> **DIRECTIVE**:
Work through the material below line by line and say how many lines include the word "React". Only the number, please.

• • • •

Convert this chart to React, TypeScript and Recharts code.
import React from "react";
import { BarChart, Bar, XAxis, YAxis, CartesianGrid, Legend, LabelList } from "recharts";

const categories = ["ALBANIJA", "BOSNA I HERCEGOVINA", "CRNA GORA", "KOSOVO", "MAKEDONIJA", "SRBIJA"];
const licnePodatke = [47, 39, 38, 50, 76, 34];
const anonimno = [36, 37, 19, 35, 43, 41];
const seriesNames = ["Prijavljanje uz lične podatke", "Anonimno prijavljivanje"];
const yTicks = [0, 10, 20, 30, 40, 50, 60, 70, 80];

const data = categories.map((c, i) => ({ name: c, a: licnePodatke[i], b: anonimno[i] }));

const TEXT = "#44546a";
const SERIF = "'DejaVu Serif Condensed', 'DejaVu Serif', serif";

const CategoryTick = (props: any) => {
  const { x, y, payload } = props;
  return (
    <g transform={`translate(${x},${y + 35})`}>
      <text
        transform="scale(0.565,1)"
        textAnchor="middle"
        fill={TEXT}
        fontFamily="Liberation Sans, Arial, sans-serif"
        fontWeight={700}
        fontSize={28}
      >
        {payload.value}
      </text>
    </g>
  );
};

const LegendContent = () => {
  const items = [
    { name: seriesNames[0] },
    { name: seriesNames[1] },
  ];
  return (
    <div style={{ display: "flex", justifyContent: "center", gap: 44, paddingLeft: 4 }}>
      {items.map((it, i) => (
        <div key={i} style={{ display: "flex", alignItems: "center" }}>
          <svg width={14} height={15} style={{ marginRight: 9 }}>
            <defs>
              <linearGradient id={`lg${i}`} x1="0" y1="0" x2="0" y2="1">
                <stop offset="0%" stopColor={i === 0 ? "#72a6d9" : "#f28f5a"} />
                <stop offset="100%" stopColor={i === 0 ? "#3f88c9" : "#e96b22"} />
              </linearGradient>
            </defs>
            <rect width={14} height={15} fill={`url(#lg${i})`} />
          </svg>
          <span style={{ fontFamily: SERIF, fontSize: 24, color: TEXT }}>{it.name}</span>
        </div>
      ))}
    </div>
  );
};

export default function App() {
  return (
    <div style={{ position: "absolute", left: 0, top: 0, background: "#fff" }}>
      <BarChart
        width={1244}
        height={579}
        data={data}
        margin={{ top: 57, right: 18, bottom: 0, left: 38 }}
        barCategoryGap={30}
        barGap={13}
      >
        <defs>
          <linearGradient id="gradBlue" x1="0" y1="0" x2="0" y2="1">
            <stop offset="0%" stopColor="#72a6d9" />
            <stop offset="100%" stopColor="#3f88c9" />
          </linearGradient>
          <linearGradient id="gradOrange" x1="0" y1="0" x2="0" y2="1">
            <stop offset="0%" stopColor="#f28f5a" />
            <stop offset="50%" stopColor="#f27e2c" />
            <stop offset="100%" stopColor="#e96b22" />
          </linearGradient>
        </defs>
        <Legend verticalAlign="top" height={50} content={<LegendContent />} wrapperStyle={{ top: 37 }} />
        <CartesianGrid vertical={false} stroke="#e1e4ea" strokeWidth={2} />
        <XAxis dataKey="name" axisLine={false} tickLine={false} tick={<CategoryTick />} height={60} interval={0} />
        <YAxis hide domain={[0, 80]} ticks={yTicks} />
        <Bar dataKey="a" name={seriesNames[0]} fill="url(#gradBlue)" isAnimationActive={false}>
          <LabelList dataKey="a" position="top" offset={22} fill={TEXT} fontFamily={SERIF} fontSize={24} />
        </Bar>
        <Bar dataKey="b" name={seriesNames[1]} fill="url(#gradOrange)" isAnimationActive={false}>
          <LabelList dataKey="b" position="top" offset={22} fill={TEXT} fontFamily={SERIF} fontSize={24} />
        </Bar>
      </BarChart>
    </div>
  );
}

• • • •

> **THE SOLUTION**:
2